Na het persen of decanteren wordt het sap gefiltreerd. Dit gebeurt bij temperaturen van 40°C tot 70°C, waardoor cel- en colloïdaal materiaal uitvlokt. Door de aanwezigheid van zuurstof wordt vitamine C afgebroken en ontstaan er kleur- en smaakveranderingen. Daarom tracht men te filteren onder afwezigheid van lucht.

Indien nodig worden er klaringsmiddelen toegevoegd.

Filtertypes:

  • kamerfilterpers
  • centrifuge
  • bladfilter
  • membraanfilter
  • kaarsfilter
  • vibrerende membraanfilter
  • vacuümdraaifilter

     

Figuur 1: Centrifuge (www.alfalaval.com, 2011); Figuur 2: Kaarsfilter (www.pall.com, 2011)

De klaringsmidden hebben als doel om kleurcomponenten en microscopische deeltjes, die verantwoordelijk zijn voor de troebelheid, te verwijderen; zonder dat het product aan kwaliteit verliest. Bij vruchtensappen zijn volgende behandelingen gekend:

  • stabilisatie en ontkleuring van heldere sappen (appel, peren en witte druiven);
  • verwijderen van bittere componenten zoals limonin en naringin (citrusvruchten – niet in Vlaanderen).

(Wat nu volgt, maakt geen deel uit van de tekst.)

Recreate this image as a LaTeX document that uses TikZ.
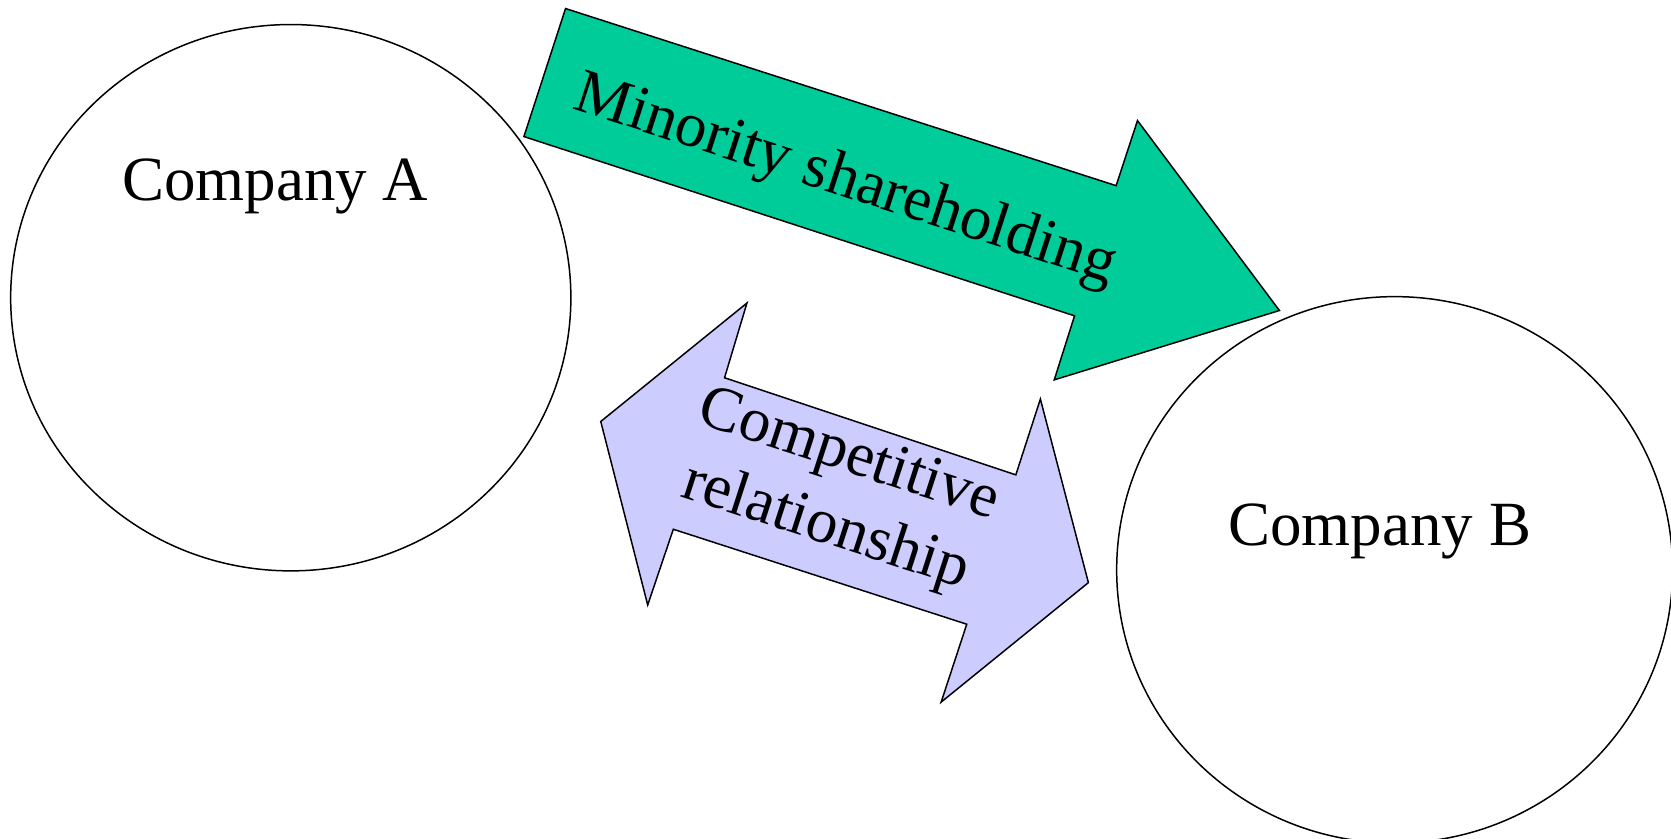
\documentclass[tikz,border=0pt]{standalone}
\usepackage{fontspec}
\setmainfont{Liberation Serif}
\usetikzlibrary{shapes.geometric}
\definecolor{mintgreen}{HTML}{00CC99}
\definecolor{lavender}{HTML}{CCCCFF}
\tikzset{
  company/.style={draw=black, line width=1.4pt, ellipse, fill=white},
  bigarrow/.style={draw=black, line width=1.4pt, line join=miter},
  lbl/.style={font=\fontsize{59}{64}\selectfont, inner sep=0pt},
}
\begin{document}
\begin{tikzpicture}[x=1pt, y=-1pt]
\useasboundingbox (0,0) rectangle (1566,786);
\node[company, minimum width=525pt, minimum height=512pt] (A) at (272.5,279) {};
\node[company, minimum width=521pt, minimum height=512pt] (B) at (1307,534) {};
\node[lbl] (tA) at (258,175) {Company A};
\node[lbl] (tB) at (1293,498) {Company B};
% green arrow
\draw[bigarrow, fill=mintgreen] (491,128) -- (530,8) -- (1046,174) -- (1066,113) -- (1199,291) -- (988,356) -- (1007,296) -- cycle;
% purple double arrow
\draw[bigarrow, fill=lavender] (563,395) -- (700,284) -- (679,354) -- (952,445) -- (975,374) -- (1020,546) -- (882,658) -- (906,585) -- (631,496) -- (607,567) -- cycle;
\node[lbl, rotate=-18] (tM) at (792,170) {Minority shareholding};
\node[lbl, rotate=-18, align=center, font=\fontsize{59}{70}\selectfont] (tC) at (784,462) {Competitive\\relationship};
\end{tikzpicture}
\end{document}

De turbiditeit wordt veroorzaakt door gepolymeriseerde eiwitten en tannines. De meeste eiwitten worden door o.a. ultrafiltratie verwijderd. Tannines worden verwijderd door het sap voor te behandelen met behulp van volgende technieken:

  • partiële klaring (met bentoniet, gelatine, silica of actieve kool);
  • moesoxidatie
  • toevoegen van polyfenol oxidase.

Of het sap na te behandelen met een van volgende technieken:

  • actieve kool
  • polyvinylpolypyrrolidone (PVPP) behandeling
  • nanofiltratie
  • adsorptiebehandeling

Meestal wordt een combinatie van de bovenvermelde technieken gebruikt, om tot een hoogwaardig product te komen.

Milieuaspecten

Hierbij ontstaat filtraat als afvalstroom. Wanneer deze niet zorgvuldige wordt opgeslagen, kan een geurprobleem ontstaan.